Respondents and Real Parties contend that the injunction sought by Petitioner would shut down the LBU’s operations. They argue that oil production at the LBU is mandated by state law. Shutting down operations would directly conflict with this statutory obligation. Respondents say that Petitioner fails to cite any law or legal justification supporting its extreme request to halt LBU operations. CEQA remedies are explicitly limited to what is “necessary to achieve compliance” (14 Cal. Code Reg., § 21168.9(b)); Respondents and Real Parties argue that the relief sought far exceeds this standard. They emphasize that an unchallenged program plan (2021-2026) remains in place, which would continue to govern operations for the next two years, undermining any claim of urgency or justification for immediate injunctive relief. Halting LBU operations, they argue, would have severe economic and practical consequences, including the loss of jobs, the elimination of local oil production relied upon by millions of Californians, and the disappearance of nearly $100 million in annual state revenue and $20 million for Long Beach.

 

In Nat. Res. Def. Council v.
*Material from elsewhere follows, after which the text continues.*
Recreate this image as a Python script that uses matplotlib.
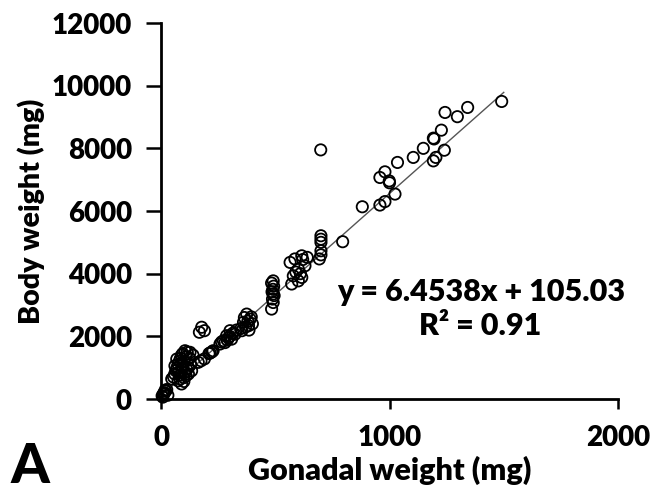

City of Los Angeles (2023) 98 Cal.App.5th 1176, 1237, the court held that CEQA allows courts to suspend project activities that could result in adverse changes to the environment or prejudice future implementation of mitigation measures while agencies work to correct CEQA violations. (Id. at 1238.) The court explained that under CEQA, when violations are found, a trial court has broad discretion to craft remedies using one or more of the options provided in section 21168.9, including voiding approvals, suspending project activities, or directing agencies to take specific actions necessary to comply with CEQA (§ 21168.9(a)(1)-(3)). (Id. at 1237-1238.) Additionally, section 21168.9(c) preserves the court’s traditional equitable powers, allowing flexibility to ensure compliance with CEQA while balancing environmental protection. (Id.)

 

As discussed above, the Petition in this case challenges only the 2023-2028 Program Plan. It seeks to set aside approval of that Plan, and to enjoin activities described in it until the requirements of CEQA have been satisfied. The Court will set aside that approval and enjoin only new activities described in the 2023-2028 Program Plan. The injunction will not extend to operations authorized under the unchallenged 2021-2026 Program Plan. The 2021-2026 Plan will continue to govern LBU operations until a CEQA-compliant new Program Plan is adopted.

 

Suspending new activities described in the 2023-2028 Program Plan until CEQA compliance is achieved is narrowly tailored and consistent with CEQA’s environmental protection goals. Operations under the 2021-2026 Program Plan – a Plan not challenged in this lawsuit – remain unaffected.

 



[1] The original “THUMS” consisted of Texaco, Humble, Union Oil, Mobil, and Shell. Real Party in Interest THUMS adopted this acronym for the entity that now operates the LBU.